* AIM OF THE TASK *
Retype the whole listing, please, keeping every line exact and dropping the pictures.

* DATA SEGMENT *

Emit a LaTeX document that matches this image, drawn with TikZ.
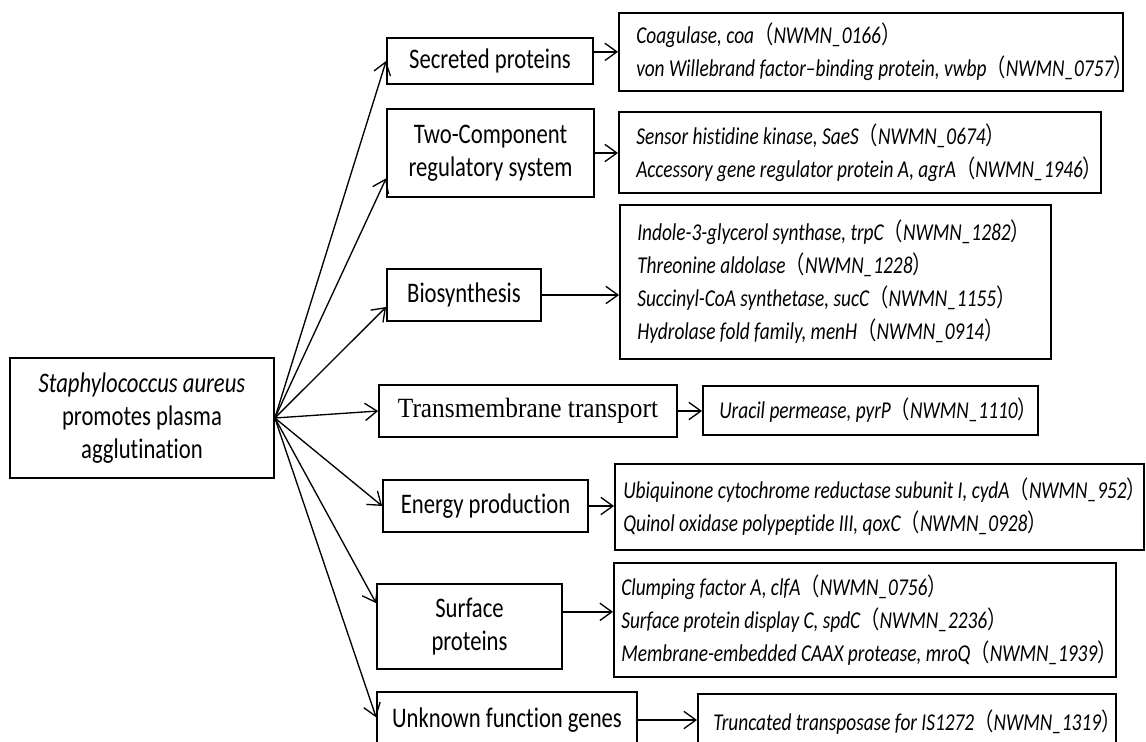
\documentclass[tikz,border=0pt]{standalone}
\usepackage{fontspec}
\setmainfont{Carlito}[Ligatures={TeX,NoCommon}]
\newfontfamily\timesfont{Liberation Serif}
\newfontfamily\cjkfont{Noto Sans CJK SC}
\usetikzlibrary{arrows.meta,positioning,calc}
\newcommand{\lpar}{{\cjkfont\upshape （}}
\newcommand{\rpar}{{\cjkfont\upshape ）}}
\tikzset{
  catbox/.style={draw,line width=1.3pt,inner sep=0pt,align=center},
  sanstext/.style={yscale=1.25,font=\fontsize{17}{19.8}\selectfont},
  genebox/.style={draw,line width=1.3pt,inner sep=0pt,anchor=north west},
  genelist/.style={inner sep=0pt,anchor=west,align=left,yscale=1.25,
    font=\itshape\fontsize{14.5}{19.8}\selectfont},
  link/.style={-{Straight Barb[length=9pt,width=13pt]},line width=1pt}
}

\begin{document}
\begin{tikzpicture}[x=0.75pt,y=-0.75pt]
  \useasboundingbox (0,0) rectangle (1146,742);

  % root
  \node[catbox,sanstext,minimum width=198pt,minimum height=72pt] (root) at (142,418)
    {\textit{Staphylococcus aureus}\\promotes plasma\\agglutination};

  % categories
  \node[catbox,sanstext,minimum width=154.5pt,minimum height=27.6pt] (sec) at (490,61) {Secreted proteins};
  \node[catbox,sanstext,minimum width=155.25pt,minimum height=52.8pt] (two) at (490.5,153) {Two-Component\\regulatory system};
  \node[catbox,sanstext,minimum width=115.5pt,minimum height=31.2pt] (bio) at (464,295) {Biosynthesis};
  \node[catbox,yscale=1.1,minimum width=223.5pt,minimum height=35.5pt,
    font=\timesfont\fontsize{19}{22}\selectfont] (trans) at (528,411) {Transmembrane transport};
  \node[catbox,sanstext,minimum width=153.75pt,minimum height=31.2pt] (energy) at (485.5,506) {Energy production};
  \node[catbox,sanstext,minimum width=138.75pt,minimum height=51pt] (surf) at (469.5,626.5) {Surface\\proteins};
  \node[catbox,sanstext,minimum width=195pt,minimum height=33.6pt] (unk) at (507,720) {Unknown function genes};

  % gene boxes
  \node[genebox,minimum width=378pt,minimum height=58.5pt] (gsec) at (618,12) {};
  \node[genebox,minimum width=361.5pt,minimum height=60.75pt] (gtwo) at (618,111) {};
  \node[genebox,minimum width=323.25pt,minimum height=115.5pt] (gbio) at (619,204) {};
  \node[genebox,minimum width=251.25pt,minimum height=36.75pt] (gtrans) at (702,385) {};
  \node[genebox,minimum width=396.75pt,minimum height=64.5pt] (genergy) at (614,463) {};
  \node[genebox,minimum width=376.5pt,minimum height=85.5pt] (gsurf) at (613,562) {};
  \node[genebox,minimum width=313.5pt,minimum height=42pt] (gunk) at (697,693) {};

  \node[genelist] (lsec) at ([xshift=13.5pt]gsec.west)
    {Coagulase, coa\lpar NWMN\_0166\rpar\\
     von Willebrand factor--binding protein, vwbp\lpar NWMN\_0757\rpar};
  \node[genelist] (ltwo) at ([xshift=13.5pt]gtwo.west)
    {Sensor histidine kinase, SaeS\lpar NWMN\_0674\rpar\\
     Accessory gene regulator protein A, agrA\lpar NWMN\_1946\rpar};
  \node[genelist] (lbio) at ([xshift=13.5pt]gbio.west)
    {Indole-3-glycerol synthase, trpC\lpar NWMN\_1282\rpar\\
     Threonine aldolase\lpar NWMN\_1228\rpar\\
     Succinyl-CoA synthetase, sucC\lpar NWMN\_1155\rpar\\
     Hydrolase fold family, menH\lpar NWMN\_0914\rpar};
  \node[genelist] (ltrans) at ([xshift=12.75pt]gtrans.west)
    {Uracil permease, pyrP\lpar NWMN\_1110\rpar};
  \node[genelist] (lenergy) at ([xshift=6.75pt]genergy.west)
    {Ubiquinone cytochrome reductase subunit I, cydA\lpar NWMN\_952\rpar\\
     Quinol oxidase polypeptide III, qoxC\lpar NWMN\_0928\rpar};
  \node[genelist] (lsurf) at ([xshift=6pt]gsurf.west)
    {Clumping factor A, clfA\lpar NWMN\_0756\rpar\\
     Surface protein display C, spdC\lpar NWMN\_2236\rpar\\
     Membrane-embedded CAAX protease, mroQ\lpar NWMN\_1939\rpar};
  \node[genelist] (lunk) at ([xshift=12pt]gunk.west)
    {Truncated transposase for IS1272\lpar NWMN\_1319\rpar};

  % root to categories
  \foreach \t/\s in {sec/0pt,two/-19pt,bio/-9pt,trans/0pt,energy/0pt,surf/17.5pt,unk/2pt}
    \draw[link] (root.east) -- ([yshift=\s]\t.west);

  % categories to genes
  \coordinate (sfrom) at ([yshift=11pt]surf.east);
  \draw[link] (sec.east |- gsec.west) -- (gsec.west);
  \draw[link] (two.east) -- (two.east -| gtwo.west);
  \draw[link] (bio.east) -- (bio.east -| gbio.west);
  \draw[link] (trans.east) -- (trans.east -| gtrans.west);
  \draw[link] (energy.east) -- (energy.east -| genergy.west);
  \draw[link] (sfrom) -- (sfrom -| gsurf.west);
  \draw[link] (unk.east) -- (unk.east -| gunk.west);
\end{tikzpicture}
\end{document}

* FULL SOLUTION *
Emit a LaTeX document that matches this image, drawn with TikZ.
\documentclass[tikz,border=0pt]{standalone}
\usepackage{fontspec}
\setmainfont{Carlito}[Ligatures={TeX,NoCommon}]
\newfontfamily\timesfont{Liberation Serif}
\newfontfamily\cjkfont{Noto Sans CJK SC}
\usetikzlibrary{arrows.meta,positioning,calc}
\newcommand{\lpar}{{\cjkfont\upshape （}}
\newcommand{\rpar}{{\cjkfont\upshape ）}}
\tikzset{
  catbox/.style={draw,line width=1.3pt,inner sep=0pt,align=center},
  sanstext/.style={yscale=1.25,font=\fontsize{17}{19.8}\selectfont},
  genebox/.style={draw,line width=1.3pt,inner sep=0pt,anchor=north west},
  genelist/.style={inner sep=0pt,anchor=west,align=left,yscale=1.25,
    font=\itshape\fontsize{14.5}{19.8}\selectfont},
  link/.style={-{Straight Barb[length=9pt,width=13pt]},line width=1pt}
}

\begin{document}
\begin{tikzpicture}[x=0.75pt,y=-0.75pt]
  \useasboundingbox (0,0) rectangle (1146,742);

  % root
  \node[catbox,sanstext,minimum width=198pt,minimum height=72pt] (root) at (142,418)
    {\textit{Staphylococcus aureus}\\promotes plasma\\agglutination};

  % categories
  \node[catbox,sanstext,minimum width=154.5pt,minimum height=27.6pt] (sec) at (490,61) {Secreted proteins};
  \node[catbox,sanstext,minimum width=155.25pt,minimum height=52.8pt] (two) at (490.5,153) {Two-Component\\regulatory system};
  \node[catbox,sanstext,minimum width=115.5pt,minimum height=31.2pt] (bio) at (464,295) {Biosynthesis};
  \node[catbox,yscale=1.1,minimum width=223.5pt,minimum height=35.5pt,
    font=\timesfont\fontsize{19}{22}\selectfont] (trans) at (528,411) {Transmembrane transport};
  \node[catbox,sanstext,minimum width=153.75pt,minimum height=31.2pt] (energy) at (485.5,506) {Energy production};
  \node[catbox,sanstext,minimum width=138.75pt,minimum height=51pt] (surf) at (469.5,626.5) {Surface\\proteins};
  \node[catbox,sanstext,minimum width=195pt,minimum height=33.6pt] (unk) at (507,720) {Unknown function genes};

  % gene boxes
  \node[genebox,minimum width=378pt,minimum height=58.5pt] (gsec) at (618,12) {};
  \node[genebox,minimum width=361.5pt,minimum height=60.75pt] (gtwo) at (618,111) {};
  \node[genebox,minimum width=323.25pt,minimum height=115.5pt] (gbio) at (619,204) {};
  \node[genebox,minimum width=251.25pt,minimum height=36.75pt] (gtrans) at (702,385) {};
  \node[genebox,minimum width=396.75pt,minimum height=64.5pt] (genergy) at (614,463) {};
  \node[genebox,minimum width=376.5pt,minimum height=85.5pt] (gsurf) at (613,562) {};
  \node[genebox,minimum width=313.5pt,minimum height=42pt] (gunk) at (697,693) {};

  \node[genelist] (lsec) at ([xshift=13.5pt]gsec.west)
    {Coagulase, coa\lpar NWMN\_0166\rpar\\
     von Willebrand factor--binding protein, vwbp\lpar NWMN\_0757\rpar};
  \node[genelist] (ltwo) at ([xshift=13.5pt]gtwo.west)
    {Sensor histidine kinase, SaeS\lpar NWMN\_0674\rpar\\
     Accessory gene regulator protein A, agrA\lpar NWMN\_1946\rpar};
  \node[genelist] (lbio) at ([xshift=13.5pt]gbio.west)
    {Indole-3-glycerol synthase, trpC\lpar NWMN\_1282\rpar\\
     Threonine aldolase\lpar NWMN\_1228\rpar\\
     Succinyl-CoA synthetase, sucC\lpar NWMN\_1155\rpar\\
     Hydrolase fold family, menH\lpar NWMN\_0914\rpar};
  \node[genelist] (ltrans) at ([xshift=12.75pt]gtrans.west)
    {Uracil permease, pyrP\lpar NWMN\_1110\rpar};
  \node[genelist] (lenergy) at ([xshift=6.75pt]genergy.west)
    {Ubiquinone cytochrome reductase subunit I, cydA\lpar NWMN\_952\rpar\\
     Quinol oxidase polypeptide III, qoxC\lpar NWMN\_0928\rpar};
  \node[genelist] (lsurf) at ([xshift=6pt]gsurf.west)
    {Clumping factor A, clfA\lpar NWMN\_0756\rpar\\
     Surface protein display C, spdC\lpar NWMN\_2236\rpar\\
     Membrane-embedded CAAX protease, mroQ\lpar NWMN\_1939\rpar};
  \node[genelist] (lunk) at ([xshift=12pt]gunk.west)
    {Truncated transposase for IS1272\lpar NWMN\_1319\rpar};

  % root to categories
  \foreach \t/\s in {sec/0pt,two/-19pt,bio/-9pt,trans/0pt,energy/0pt,surf/17.5pt,unk/2pt}
    \draw[link] (root.east) -- ([yshift=\s]\t.west);

  % categories to genes
  \coordinate (sfrom) at ([yshift=11pt]surf.east);
  \draw[link] (sec.east |- gsec.west) -- (gsec.west);
  \draw[link] (two.east) -- (two.east -| gtwo.west);
  \draw[link] (bio.east) -- (bio.east -| gbio.west);
  \draw[link] (trans.east) -- (trans.east -| gtrans.west);
  \draw[link] (energy.east) -- (energy.east -| genergy.west);
  \draw[link] (sfrom) -- (sfrom -| gsurf.west);
  \draw[link] (unk.east) -- (unk.east -| gunk.west);
\end{tikzpicture}
\end{document}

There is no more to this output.